According to the then Chair of CAHPAH-PPL [F], Lawson's research `helped the Committee to realise the need to have a strong set of recommendations that would focus on issues like accessibility and legal capacity' and was `of paramount importance to help frame the Committee recommendations and to bring consensus to the group of experts'. According to the chair of CAHPAH (also then a member of CAHPAH-PPL), Lawson's work with CAHPAH-PPL (particularly on the issue of voting rights for people with mental disabilities) `led to' the recommendation [G].

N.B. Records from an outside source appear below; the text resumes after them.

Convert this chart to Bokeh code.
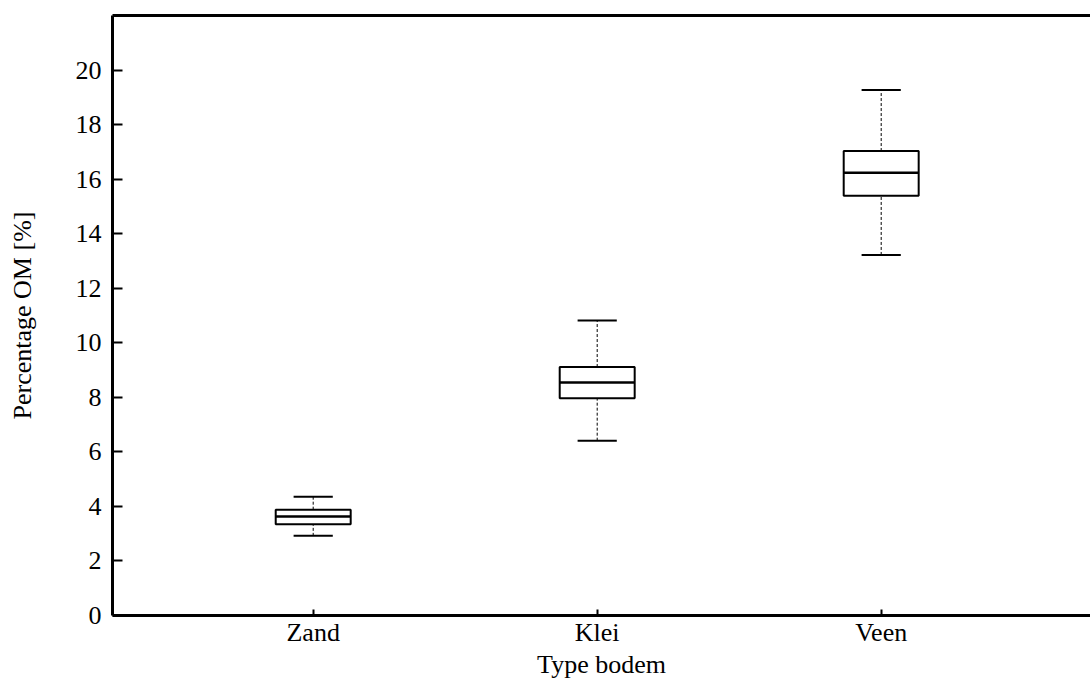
from bokeh.plotting import figure
from bokeh.models import Range1d, FixedTicker, LinearAxis
from bokeh.embed import file_html
from bokeh.resources import INLINE

categories = ["Zand", "Klei", "Veen"]
lower_whisker = [2.92, 6.41, 13.22]
q1 = [3.35, 7.97, 15.39]
median = [3.63, 8.54, 16.23]
q3 = [3.88, 9.11, 17.03]
upper_whisker = [4.35, 10.82, 19.27]
y_ticks = [0, 2, 4, 6, 8, 10, 12, 14, 16, 18, 20]

FONT = "Liberation Serif"
pos = [i + 1 for i in range(len(categories))]
box_half = 0.132
cap_half = 0.069

p = figure(width=1090, height=683, output_backend="svg", toolbar_location=None,
           x_range=Range1d(0.2933, 3.737), y_range=Range1d(0, 22),
           min_border_left=112, min_border_right=0, min_border_top=15, min_border_bottom=68)
p.outline_line_color = None
p.grid.visible = False
p.background_fill_color = "white"
p.border_fill_color = "white"

# whiskers (dashed)
p.segment(x0=pos, y0=q3, x1=pos, y1=upper_whisker, line_color="black", line_width=1, line_dash="3 2")
p.segment(x0=pos, y0=lower_whisker, x1=pos, y1=q1, line_color="black", line_width=1, line_dash="3 2")
# caps
p.segment(x0=[x - cap_half for x in pos], y0=upper_whisker, x1=[x + cap_half for x in pos], y1=upper_whisker,
          line_color="black", line_width=2)
p.segment(x0=[x - cap_half for x in pos], y0=lower_whisker, x1=[x + cap_half for x in pos], y1=lower_whisker,
          line_color="black", line_width=2)
# boxes
p.quad(left=[x - box_half for x in pos], right=[x + box_half for x in pos], bottom=q1, top=q3,
       fill_color="white", line_color="black", line_width=2)
# medians
p.segment(x0=[x - box_half for x in pos], y0=median, x1=[x + box_half for x in pos], y1=median,
          line_color="black", line_width=2.5)

# axes
xa = p.xaxis[0]
xa.ticker = FixedTicker(ticks=pos)
xa.major_label_overrides = {x: c for x, c in zip(pos, categories)}
xa.axis_label = "Type bodem"
ya = p.yaxis[0]
ya.ticker = FixedTicker(ticks=y_ticks)
ya.axis_label = "Percentage OM [%]"
for ax in (xa, ya):
    ax.axis_line_width = 3
    ax.axis_line_color = "black"
    ax.major_tick_line_width = 2
    ax.major_tick_line_color = "black"
    ax.major_tick_out = 0
    ax.minor_tick_line_color = None
    ax.major_label_text_font = FONT
    ax.major_label_text_font_size = "26px"
    ax.major_label_text_color = "black"
    ax.axis_label_text_font = FONT
    ax.axis_label_text_font_size = "26px"
    ax.axis_label_text_font_style = "normal"
    ax.axis_label_text_color = "black"
xa.major_tick_in = 6
ya.major_tick_in = 10
xa.major_label_standoff = 2
xa.axis_label_standoff = 0
ya.major_label_standoff = 11
ya.axis_label_standoff = 36

top = LinearAxis(ticker=FixedTicker(ticks=[]), axis_line_width=3, axis_line_color="black",
                 major_tick_in=0, major_tick_out=0, minor_tick_in=0, minor_tick_out=0,
                 major_label_text_font_size="0px", major_label_standoff=0)
p.add_layout(top, "above")

open("out.html", "w").write(file_html(p, INLINE))
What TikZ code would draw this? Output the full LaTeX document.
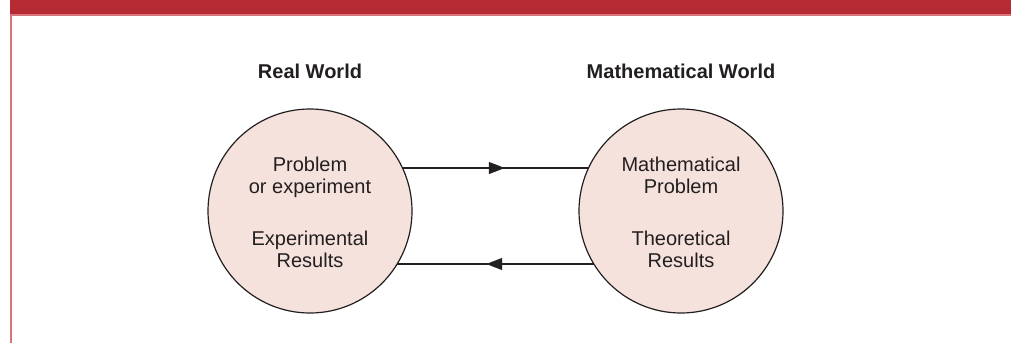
\documentclass[tikz,border=0pt]{standalone}
\usepackage{fontspec}
\setmainfont{Liberation Sans}
\usetikzlibrary{arrows.meta,decorations.markings,backgrounds}

\definecolor{barred}{HTML}{B52A33}
\definecolor{edgered}{HTML}{D9747C}
\definecolor{worldfill}{HTML}{F5E2DC}
\definecolor{inkgray}{HTML}{231F20}

\tikzset{
  world/.style={circle, draw=inkgray, fill=worldfill, line width=1.2pt, minimum size=204pt, inner sep=0pt},
  worldtitle/.style={font=\fontsize{20}{21.5}\selectfont\bfseries, text=inkgray, anchor=base},
  worldtext/.style={align=center, text=inkgray, anchor=base},
  flow/.style={line width=1.2pt, draw=inkgray, postaction={decorate},
    decoration={markings, mark=at position 0.525 with {\arrow{Triangle[length=16pt,width=12pt]}}}}
}

\begin{document}
\begin{tikzpicture}[x=1pt, y=-1pt, font=\fontsize{20}{21.5}\selectfont]

\useasboundingbox (0,0) rectangle (1011,343);

% frame
\fill[barred] (10,0) rectangle (1011,14);
\fill[edgered] (10,14) rectangle (1011,15.5);
\fill[edgered] (10,14) rectangle (12,343);

\node[world] (wl) at (310,211) {};
\node[world] (wm) at (681,211) {};

\node[worldtitle] (tl) at (310,78) {Real World};
\node[worldtitle] (tm) at (681,78) {Mathematical World};

\node[worldtext] (pl) at (310,193) {Problem\\or experiment};
\node[worldtext] (rl) at (310,267) {Experimental\\Results};
\node[worldtext] (pm) at (681,193) {Mathematical\\Problem};
\node[worldtext] (rm) at (681,267) {Theoretical\\Results};

\begin{scope}[on background layer]
\draw[flow] ([yshift=43pt]wl.center) -- ([yshift=43pt]wm.center); %wl-wm
\draw[flow] ([yshift=-53pt]wm.center) -- ([yshift=-53pt]wl.center); %wm-wl
\end{scope}

\end{tikzpicture}
\end{document}
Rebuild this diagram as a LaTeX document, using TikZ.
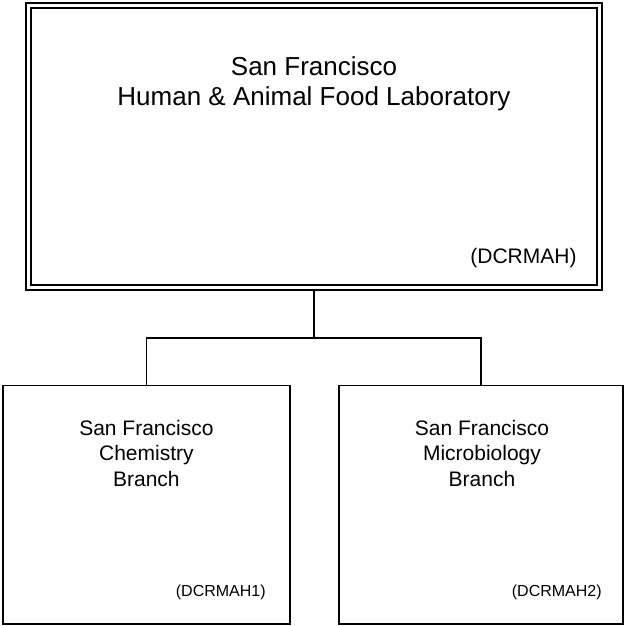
\documentclass[tikz,border=0pt]{standalone}
\usepackage{fontspec}
\setmainfont{Liberation Sans}
\tikzset{
  mainbox/.style={draw, double, line width=2pt, double distance=3pt, outer sep=3.5pt, inner sep=0pt},
  branchbox/.style={draw, line width=1.8pt, inner sep=0pt},
  boxname/.style={anchor=north, align=center, inner sep=0pt},
  boxcode/.style={anchor=base, inner sep=0pt},
  link/.style={line width=1.5pt},
}
\begin{document}
\begin{tikzpicture}[x=1pt, y=-1pt]
\useasboundingbox (0, 0) rectangle (625, 626);

% laboratory
\node [mainbox, minimum width=570.5pt, minimum height=282.3pt] (lab) at (313.75, 146.35) {};
\node [boxname, font=\fontsize{26}{30.5}\selectfont] (labname) at (314, 56) {San Francisco\\Human \& Animal Food Laboratory};
\node [boxcode, font=\fontsize{21}{25}\selectfont] (labcode) at (523.5, 263) {(DCRMAH)};

% branches
\node [branchbox, minimum width=287.2pt, minimum height=238.6pt] (chem) at (146.4, 504.7) {};
\node [boxname, font=\fontsize{21}{25.5}\selectfont] (chemname) at (146.4, 419.7) {San Francisco\\Chemistry\\Branch};
\node [boxcode, font=\fontsize{16}{19}\selectfont] (chemcode) at (220.8, 596) {(DCRMAH1)};

\node [branchbox, minimum width=284pt, minimum height=238.6pt] (micro) at (481, 504.7) {};
\node [boxname, font=\fontsize{21}{25.5}\selectfont] (microname) at (482, 419.7) {San Francisco\\Microbiology\\Branch};
\node [boxcode, font=\fontsize{16}{19}\selectfont] (microcode) at (556.8, 596) {(DCRMAH2)};

\draw [link] (lab.south) -- ++(0, 47) coordinate (fork);
\draw [link] (fork) -| (chem.north);
\draw [link] (fork) -| (micro.north);
\end{tikzpicture}
\end{document}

Sources to corroborate the impact

[A] European Commission, `Commission Staff Working Document Accompanying the Communication from the Commission to the European Parliament, the Council, the European Economic and Social Committee and the Committee of the Regions - European Disability Strategy 2010-2020: A Renewed Commitment to a Barrier-Free Europe' SEC (2010) 1323 final at: http://eur-lex.europa.eu/LexUriServ/LexUriServ.do?uri=SEC:2010:1323:fin:en:doc in relation to [i]

[B] The Disability Online Tool of the Commission (DOTCOM) at: http://www.disability- europe.net/dotcom in relation to [i]

[C] Letter from Head of Unit: Rights of People with Disabilities, European Commission (DG Justice) dated 14 February 2013 in relation to [i].

[D] Letter from Head of Equality and Citizens' Rights Department, European Union Agency for Fundamental Rights dated January 2013 in relation to [i].

[E] Confidential report of the 5th meeting of the European Co-ordination Forum for the Council of Europe Disability Action Plan 2006-2015 (CAHPAH), Committee of Experts on participation of people with disabilities in political and public life (CAHPAH-PPL), 25 March 2011 in relation to [ii].

[F] Letter from the 2011 Chair of Council of Europe Committee of Experts on Participation of People with Disabilities in Political and Public Life (CAHPAH-PPL), dated 27 January 2013 in relation to [ii].

[G] Letter from the 2011 Chair of Council of Europe Committee of Experts on the Rights of Persons with Disabilities, (CAHPAH) and member of CAHPAH-PPL dated January 2013 in relation to [ii].

All letters are available on request from the University of Leeds.